Omong-omong tentang orang tua, di saat sedang belajar seperti ini, aku jadi rindu susu coklat buatan ibu. Biasanya kalau malam, apalagi di saat aku sedang belajar di kamar, biasanya ibu akan datang membawa senampan asupan untuk menemani belajarku. Huft. Tidak terasa, sudah hampir seminggu aku tinggal di asrama, dan aku merasa sedikit demi sedikit berubah menjadi lebih mandiri.
Bajuku sudah tidak dicucikan ibu lagi. Makan pun sudah tidak perlu dipanggil berkali-kali agar aku turun ke meja makan sampai membuat ibu yang mengalah untuk naik membawa makananku ke kamar. Tidur pun aku sudah bisa tanpa guling kiri kanan dan boneka beruang besar. Karena sebelumnya, dua guling itu harus ada di sampingku sebelum aku terlelap. Namun sekarang, tidur beralaskan kasur busa tipis yang dilengkapi dengan satu bantal saja sudah terasa nikmat sekali. Mungkin efek capek satu hari mengikuti kegiatan sekolah dan asrama.
Ya, pelan-pelan semua kebiasaan yang kurasa memang cocok diubah mulai terlihat satu persatu. Meski diawali dengan hal-hal yang memberatkan seperti peraturan ini itu, tapi aku bersyukur karena aku mampu bertahan sampai hari ini, bertemu dengan teman-teman random seperti keenam teman kamar. Sebab, bersama mereka rasa homesick, pengin pulang, pindah sekolah, malas, dan lain-lain menjadi berkurang dan bisa teratasi.
"Boleh aku ikut di sini?"
Suara seseorang di belakangku sungguh berhasil menghilangkan semua pikiran-pikiran tadi. "Oh, boleh, La," jawabku cepat sebelum gadis itu mengurungkan niatnya dan kembali masuk ke kamar.
"Terima kasih," ucapnya kecil, tapi tetap bisa kudengar jelas.
Pandangan mataku masih mengekori gerak-gerik Laila, mulai dari dia mengitari tempat dudukku untuk mengambil posisi nyaman sampai dia mendaratkan bokongnya ke lantai putih yang di lapisi karpet mini.
Sebelum memilih belajar di depan teras kamar bersama teman kamar yang lain, aku memang sengaja menggelar karpet yang disediakan untuk para santri yang ingin beraktivitas di teras agar tidak dingin, terlebih malam-malam begini.

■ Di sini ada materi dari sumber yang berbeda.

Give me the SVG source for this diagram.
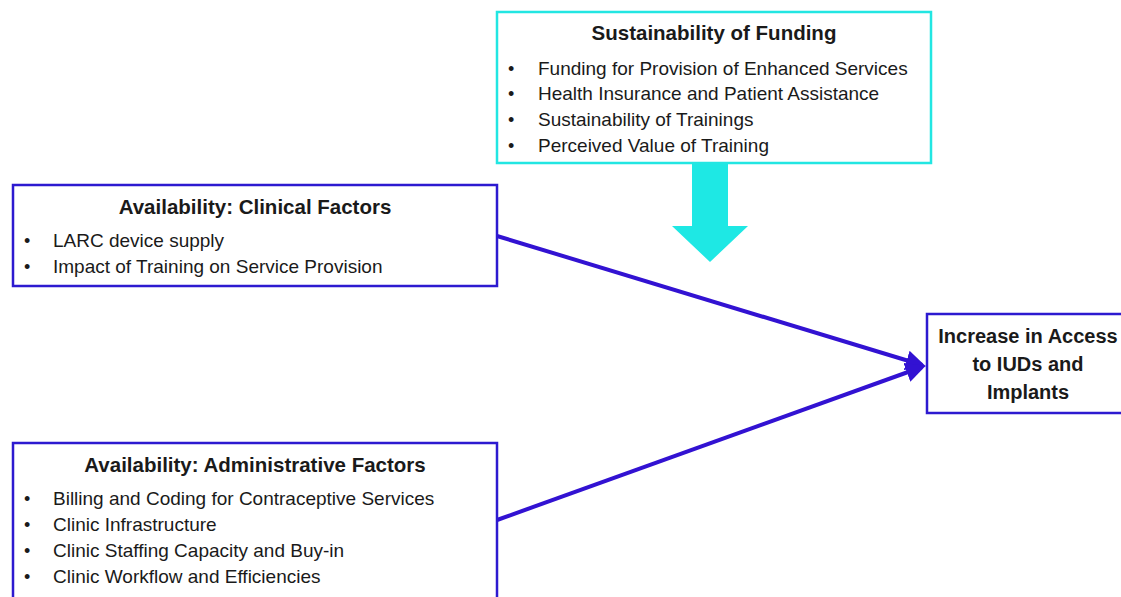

"Kamu mau belajar apa, La?" tanyaku kepo. Entahlah, aku memang selalu penasaran dengan gadis di sampingku ini. Semua kegiatannya ingin aku tahu, padahal sikap itu tidak baik jika dilakukan terus-menerus.
"Baca buku biologi." Dia menjawabnya sambil memperlihatkan buku siswa di tangannya. Kedua matanya sedikit melengkung seperti bulan sabit, mungkinkah dia sedang tersenyum? Ah, andai saja aku bisa melihat senyum itu. Pasti dia sangat cantik dibalik balutan kain hitam itu.